Overhauling the tax system has long been a political Holy Grail for the Republican Party.

But despite Republican control of both chambers of commerce, party officials admit that more modest tax cuts are now the main aim.

Even that may receive some blowback, if the cuts are not paid for and so add to America’s already high deficit.

Tax reform was a major Trump campaign pledge, but has taken on extra importance after his efforts to enact promised healthcare reform and build a border wall stalled.

Trump lamented being “very disappointed by a couple of senators — Republican senators,” who opposed efforts to overturn Obama-era health reforms.

“At some point there will be a repeal on my desk, but we’ll see whether or not that point is now or will it be shortly thereafter.

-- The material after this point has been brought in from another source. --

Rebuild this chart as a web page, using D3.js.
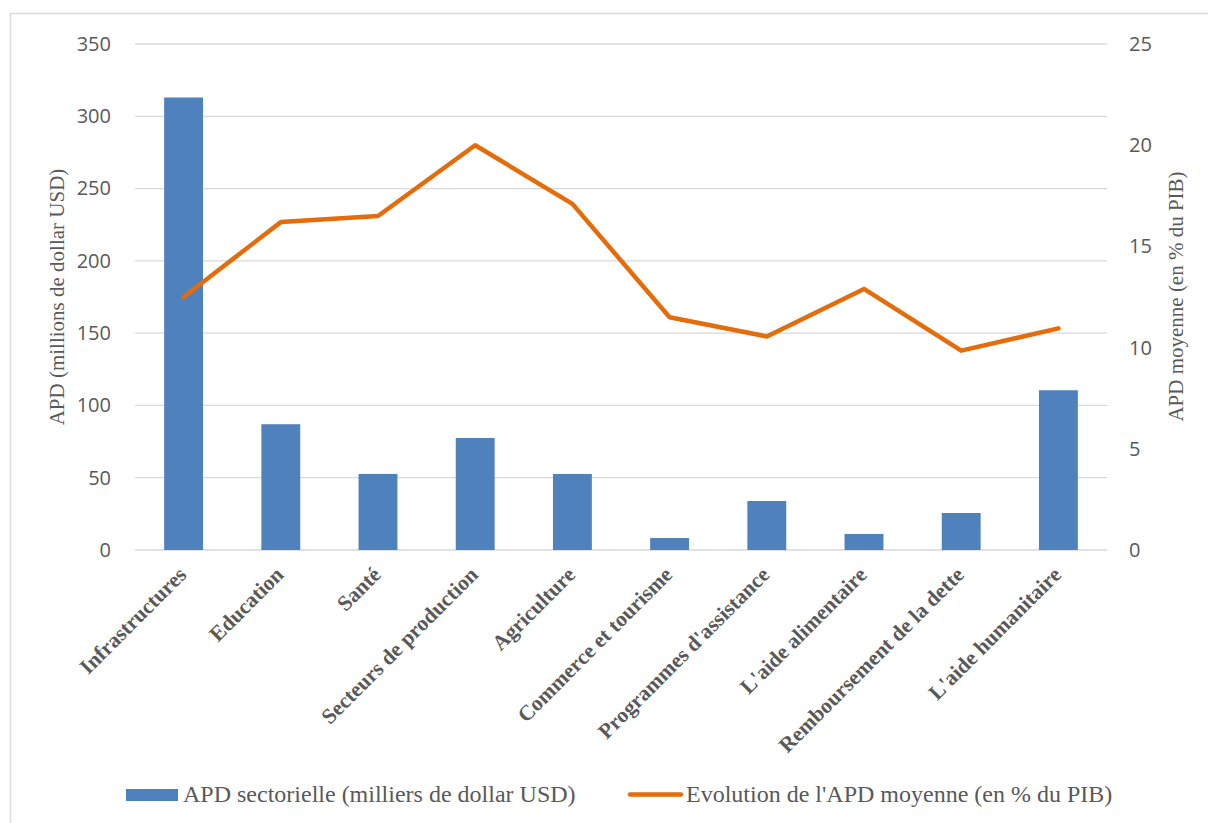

But we are disappointed in certain so-called Republicans.”

Trump has to prove that his White House and Republican majority can get things done, ahead of legislative elections next year.  

Failure to do so would sully Trump’s dealmaker image and could also imperil stock market growth, which has been one of the bright spots of his eight month tenure.

IMF chief Christine Lagarde warned Wednesday that the US will fall short of its ambitious economic growth goals unless it can accelerate promised policy changes, including tax reform.

US economists are increasingly worried about risks to the economy, though they see little chance of a recession near term.

The National Association for Business Economists quarterly survey showed 48 percent believe the risks to the economy are weighted to the downside, indicating chances for an economic slowdown,

The Trump administration has said it will push US growth to three percent annually — a rate economists say is unrealistic, given the low US unemployment rate, among other factors.